In his two decades working closely with disabled clients, Newell said one lesson has emerged beyond all others.

“You know, when I first started here, I realized that everybody that stepped through that door was different in some way, with different challenges and abilities and things they needed to work on,” he said. “At first, you want to make judgments about them based on those things. But I learned pretty quick not to judge a book by its cover. Some of the people I thought were going to be real problems and would never be able to succeed turned out to be my best workers.”

Newell paused and looked over to where Baldwin was applying labels to candles.

“That guy right there, he’s as good an example as any,” Newell said. “I thought he might be trouble, might have an attitude problem. I should have known. He’s one of the best we’ve ever had.”

Unaware of the compliment he has just been paid, Baldwin continued his work.

“I never really was taught any real skills, coming up,” he said. “When you spend as much time in custody as I have, you learn skills, but they’re only the kind of skills that get you back in custody. Here, it’s different. I’m learning things all the time, all kinds of things.

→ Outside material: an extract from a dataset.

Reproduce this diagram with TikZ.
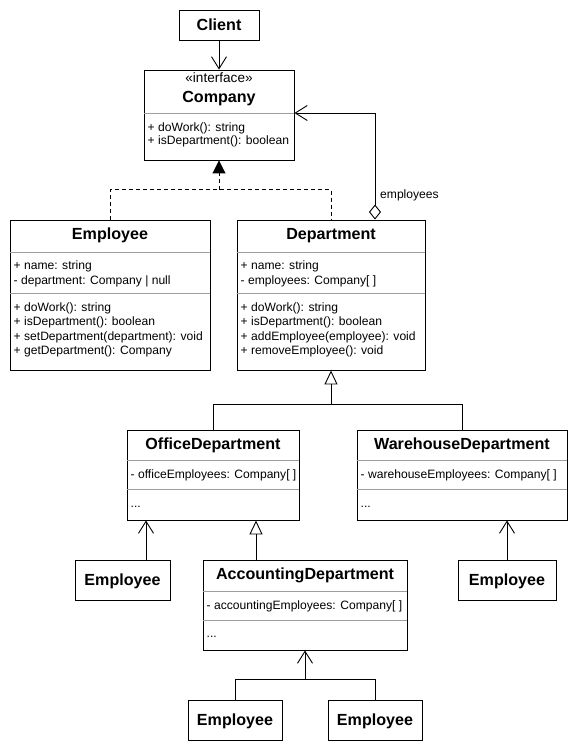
\documentclass[tikz,border=0pt]{standalone}
\usepackage{fontspec}
\setmainfont{Liberation Sans}
\usetikzlibrary{arrows.meta}
\begin{document}
\begin{tikzpicture}[x=1pt,y=-1pt,
  box/.style={draw=black, line width=0.9pt, inner sep=0pt, fill=white},
  ttl/.style={anchor=base, inner sep=0pt, font=\fontsize{16.1}{19}\selectfont\bfseries},
  mem/.style={anchor=base west, inner sep=0pt, font=\fontsize{12.1}{14}\selectfont},
  stereo/.style={anchor=base, inner sep=0pt, font=\fontsize{13.6}{16}\selectfont},
  sepline/.style={draw=black!38, line width=0.9pt},
  conn/.style={draw=black, line width=0.9pt},
  dsh/.style={dash pattern=on 4pt off 3pt},
  barb/.style={conn, -{Straight Barb[length=12pt,width=15pt]}},
  gen/.style={conn, -{Triangle[open,length=14pt,width=13pt]}},
  real/.style={conn, dsh, -{Triangle[length=13pt,width=13pt]}},
]
\useasboundingbox (0,0) rectangle (579,751);

% boxes
\node[box, minimum width=80pt, minimum height=30pt] (client) at (219,25) {};
\node[box, minimum width=150pt, minimum height=90pt] (company) at (219,115) {};
\node[box, minimum width=200pt, minimum height=150pt] (emp) at (110,295) {};
\node[box, minimum width=188pt, minimum height=150pt] (dept) at (331,295) {};
\node[box, minimum width=172pt, minimum height=90pt] (office) at (213,475) {};
\node[box, minimum width=210pt, minimum height=90pt] (ware) at (462,475) {};
\node[box, minimum width=95pt, minimum height=40pt] (empa) at (122.5,580) {};
\node[box, minimum width=204pt, minimum height=90pt] (acc) at (305,605) {};
\node[box, minimum width=98pt, minimum height=40pt] (empb) at (507,580) {};
\node[box, minimum width=94pt, minimum height=40pt] (empc) at (235,720) {};
\node[box, minimum width=94pt, minimum height=40pt] (empd) at (375,720) {};

% separators
\draw[sepline] (company.west |- 0,113) -- (company.east |- 0,113);
\draw[sepline] (emp.west |- 0,252) -- (emp.east |- 0,252);
\draw[sepline] (emp.west |- 0,293) -- (emp.east |- 0,293);
\draw[sepline] (dept.west |- 0,252) -- (dept.east |- 0,252);
\draw[sepline] (dept.west |- 0,293) -- (dept.east |- 0,293);
\draw[sepline] (office.west |- 0,460) -- (office.east |- 0,460);
\draw[sepline] (office.west |- 0,489) -- (office.east |- 0,489);
\draw[sepline] (ware.west |- 0,460) -- (ware.east |- 0,460);
\draw[sepline] (ware.west |- 0,489) -- (ware.east |- 0,489);
\draw[sepline] (acc.west |- 0,591) -- (acc.east |- 0,591);
\draw[sepline] (acc.west |- 0,620) -- (acc.east |- 0,620);

% titles
\node[ttl] (tclient) at (219,30.8) {Client};
\node[stereo] (tstereo) at (219,82.5) {«interface»};
\node[ttl] (tcompany) at (219,102.8) {Company};
\node[ttl] (temp) at (110,239.8) {Employee};
\node[ttl] (tdept) at (331,239.8) {Department};
\node[ttl] (toffice) at (213,449.3) {OfficeDepartment};
\node[ttl] (tware) at (462,449.3) {WarehouseDepartment};
\node[ttl] (tempa) at (122.5,585.8) {Employee};
\node[ttl] (tacc) at (305,579.3) {AccountingDepartment};
\node[ttl] (tempb) at (507,585.8) {Employee};
\node[ttl] (tempc) at (235,725.8) {Employee};
\node[ttl] (tempd) at (375,725.8) {Employee};

% members: Company
\node[mem] (c1) at (147.5,131.3) {+ doWork(): string};
\node[mem] (c2) at (147.5,144.8) {+ isDepartment(): boolean};
% Employee
\node[mem] (e1) at (13.5,269.8) {+ name: string};
\node[mem] (e2) at (13.5,284.3) {- department: Company | null};
\node[mem] (e3) at (13.5,311.3) {+ doWork(): string};
\node[mem] (e4) at (13.5,325.8) {+ isDepartment(): boolean};
\node[mem] (e5) at (13.5,340.3) {+ setDepartment(department): void};
\node[mem] (e6) at (13.5,354.8) {+ getDepartment(): Company};
% Department
\node[mem] (d1) at (240.5,269.8) {+ name: string};
\node[mem] (d2) at (240.5,284.3) {- employees: Company[ ]};
\node[mem] (d3) at (240.5,311.3) {+ doWork(): string};
\node[mem] (d4) at (240.5,325.8) {+ isDepartment(): boolean};
\node[mem] (d5) at (240.5,340.3) {+ addEmployee(employee): void};
\node[mem] (d6) at (240.5,354.8) {+ removeEmployee(): void};
% Office / Warehouse / Accounting
\node[mem] (o1) at (130.5,478.8) {- officeEmployees: Company[ ]};
\node[mem] (o2) at (130.5,507) {...};
\node[mem] (w1) at (360.5,478.8) {- warehouseEmployees: Company[ ]};
\node[mem] (w2) at (360.5,507) {...};
\node[mem] (a1) at (206.5,609.8) {- accountingEmployees: Company[ ]};
\node[mem] (a2) at (206.5,637) {...};

% connectors
\draw[barb] (client) -- (company);

\draw[conn, {Diamond[open,length=15pt,width=12pt]}-{Straight Barb[length=12pt,width=15pt]}]
  ([xshift=44pt]dept.north) |- ([yshift=2pt]company.east);
\node[mem] (lblemp) at (380,199) {employees};

\coordinate (rj) at (219,190);
\draw[conn, dsh] (emp.north) -- ++(0,-30) -| (dept.north);
\draw[real] (rj) -- (company.south);

\coordinate (gj) at (331,405);
\draw[conn] (office.north) -- ++(0,-25) -| (ware.north);
\draw[gen] (gj) -- (dept.south);

\path ([xshift=23.5pt]empa.north) coordinate (pa);
\draw[barb] (pa) -- (pa |- office.south);
\path ([xshift=-49pt]acc.north) coordinate (pb);
\draw[gen] (pb) -- (pb |- office.south);
\draw[barb] (empb.north) -- (empb.north |- ware.south);

\coordinate (bj) at (305,680);
\draw[conn] (empc.north) -- ++(0,-20) -| (empd.north);
\draw[barb] (bj) -- (acc.south);
\end{tikzpicture}
\end{document}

“Before I came here, I didn’t know how to fill out a W-2 form,” he added. “One job I had, I think I checked 11 deductions. I didn’t know what I was supposed to do. But here, they show you. I think my taxes will be in a lot better shape this time.”

But there is something else, something of far greater value, Baldwin says he has learned even through the simple task of sticking labels on candles.

“I never really thought I could do anything, really,” he said. “I didn’t have much hope. Now, it’s different. I’ve just gotten so much positive reinforcement, and I never had much of that before, either. For the first time, really, I feel like I can make it. I can’t even tell you how good that feels.”